▶ **EXERCISE OBJECTIVE**
Below, find the line containing "Give me the Plotly source for this chart." and the line containing "dom_y_sh = [dom_y[0]"; reproduce exactly those two and every line between them, omitting pictures.

***** TASK INPUT

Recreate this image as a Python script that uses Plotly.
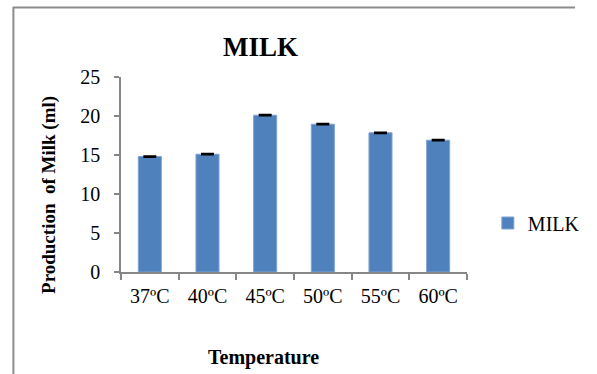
import plotly.graph_objects as go

categories = ["37ºC", "40ºC", "45ºC", "50ºC", "55ºC", "60ºC"]
milk = [14.8, 15.1, 20.1, 18.95, 17.85, 16.9]
milk_err = [0.08, 0.08, 0.08, 0.08, 0.08, 0.08]
y_ticks = [0, 5, 10, 15, 20, 25]

FONT = "'Liberation Serif', 'Times New Roman', Times, serif"

fig = go.Figure()
fig.add_trace(go.Bar(
    x=categories, y=milk, name="MILK",
    marker=dict(color="#4F81BD", line=dict(color="#7FA3D3", width=1)),
    error_y=dict(type="data", array=milk_err, symmetric=True,
                 color="black", thickness=1.5, width=6.5),
))

L, R, T, B = 121, 111, 77, 102
W, H = 597, 374
pw, ph = W - L - R, H - T - B

def px(x):
    return (x - L) / pw

def py(y):
    return (H - B - y) / ph

fig.update_layout(
    width=W, height=H,
    margin=dict(l=L, r=R, t=T, b=B),
    paper_bgcolor="white", plot_bgcolor="white",
    font=dict(family=FONT, size=20, color="black"),
    bargap=0.6,
    showlegend=True,
    legend=dict(x=px(508), y=py(223), xanchor="left", yanchor="middle",
                font=dict(size=20, family=FONT, color="black"),
                bgcolor="rgba(0,0,0,0)"),
    xaxis=dict(type="category", showline=True, linecolor="#868686", linewidth=1.5,
               ticks="outside", tickson="boundaries", ticklen=6, tickcolor="#868686",
               tickwidth=1.5, showgrid=False, ticklabelstandoff=5,
               tickfont=dict(size=20, family=FONT, color="black")),
    yaxis=dict(range=[0, 25], tickvals=y_ticks, showline=True, linecolor="#868686",
               linewidth=1.5, ticks="outside", ticklen=5, tickcolor="#868686",
               tickwidth=1.5, showgrid=False, zeroline=False, ticklabelstandoff=10,
               tickfont=dict(size=20, family=FONT, color="black")),
    annotations=[
        dict(text="<b>MILK</b>", x=px(268), y=py(47), xref="paper", yref="paper",
             xanchor="center", yanchor="middle",
             showarrow=False, font=dict(size=27, family=FONT, color="black")),
        dict(text="<b>Production  of Milk (ml)</b>", x=px(45), y=py(195),
             xref="paper", yref="paper", xanchor="center", yanchor="middle",
             showarrow=False, textangle=-90,
             font=dict(size=19, family=FONT, color="black")),
        dict(text="<b>Temperature</b>", x=px(271), y=py(357), xref="paper",
             yref="paper", xanchor="center", yanchor="middle", showarrow=False,
             font=dict(size=20, family=FONT, color="black")),
    ],
    shapes=[
        dict(type="line", xref="paper", yref="paper", x0=px(7), x1=px(600),
             y0=py(7.5), y1=py(7.5), line=dict(color="#8C8C8C", width=2)),
        dict(type="line", xref="paper", yref="paper", x0=px(7.5), x1=px(7.5),
             y0=py(7), y1=py(380), line=dict(color="#8C8C8C", width=2)),
    ],
)

fig.write_html("out.html", config={"displayModeBar": False},
               post_script="document.body.style.margin='0';document.body.style.overflow='hidden';")
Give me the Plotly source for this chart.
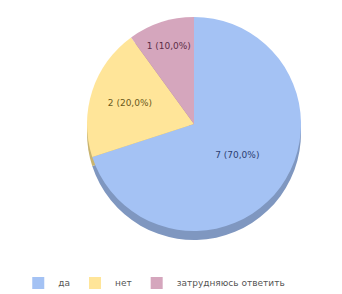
import plotly.graph_objects as go

labels = ["да", "нет", "затрудняюсь ответить"]
values = [7, 2, 1]
colors = ["#a4c2f4", "#ffe599", "#d5a6bd"]
shadow_colors = ["#7f97c0", "#c9b46f", "#a78293"]
text_colors = ["#2c3e73", "#6b5a1c", "#5c2e48"]

W, H = 342, 294
cx, cy, r = 186, 116, 107
dom_x = [(cx - r) / W, (cx + r) / W]
dom_y = [1 - (cy + r) / H, 1 - (cy - r) / H]
depth = 9
dom_y_sh = [dom_y[0] - depth / H, dom_y[1] - depth / H]

fig = go.Figure()
fig.add_trace(go.Pie(
    labels=labels, values=values, sort=False, direction="clockwise", rotation=0,
    marker=dict(colors=shadow_colors, line=dict(width=0)),
    textinfo="none", showlegend=False, hoverinfo="skip",
    domain=dict(x=dom_x, y=dom_y_sh),
))
fig.add_trace(go.Pie(
    labels=labels, values=values, sort=False, direction="clockwise", rotation=0,
    marker=dict(colors=colors, line=dict(width=0)),
    texttemplate="%{value} (%{percent:.1%})",
    textposition="inside", insidetextorientation="horizontal",
    textfont=dict(size=9, color=text_colors, family="DejaVu Sans"),
    domain=dict(x=dom_x, y=dom_y),
))
fig.update_layout(
    width=W, height=H,
    margin=dict(l=0, r=0, t=0, b=0),
    paper_bgcolor="white",
    separators=", ",
    legend=dict(orientation="h", x=0.03, y=0.065, xanchor="left", yanchor="middle",
                font=dict(size=9, color="#555555", family="DejaVu Sans"),
                itemwidth=30, tracegroupgap=0),
)
fig.write_html("out.html")
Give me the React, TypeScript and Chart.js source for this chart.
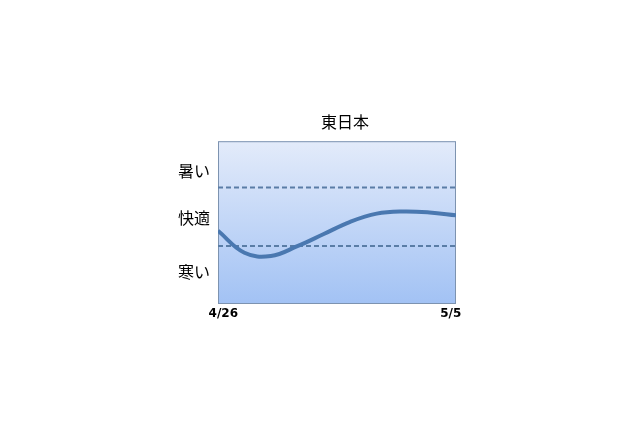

**********

▶ **REPLY**
Give me the Plotly source for this chart.
import plotly.graph_objects as go

labels = ["да", "нет", "затрудняюсь ответить"]
values = [7, 2, 1]
colors = ["#a4c2f4", "#ffe599", "#d5a6bd"]
shadow_colors = ["#7f97c0", "#c9b46f", "#a78293"]
text_colors = ["#2c3e73", "#6b5a1c", "#5c2e48"]

W, H = 342, 294
cx, cy, r = 186, 116, 107
dom_x = [(cx - r) / W, (cx + r) / W]
dom_y = [1 - (cy + r) / H, 1 - (cy - r) / H]
depth = 9
dom_y_sh = [dom_y[0] - depth / H, dom_y[1] - depth / H]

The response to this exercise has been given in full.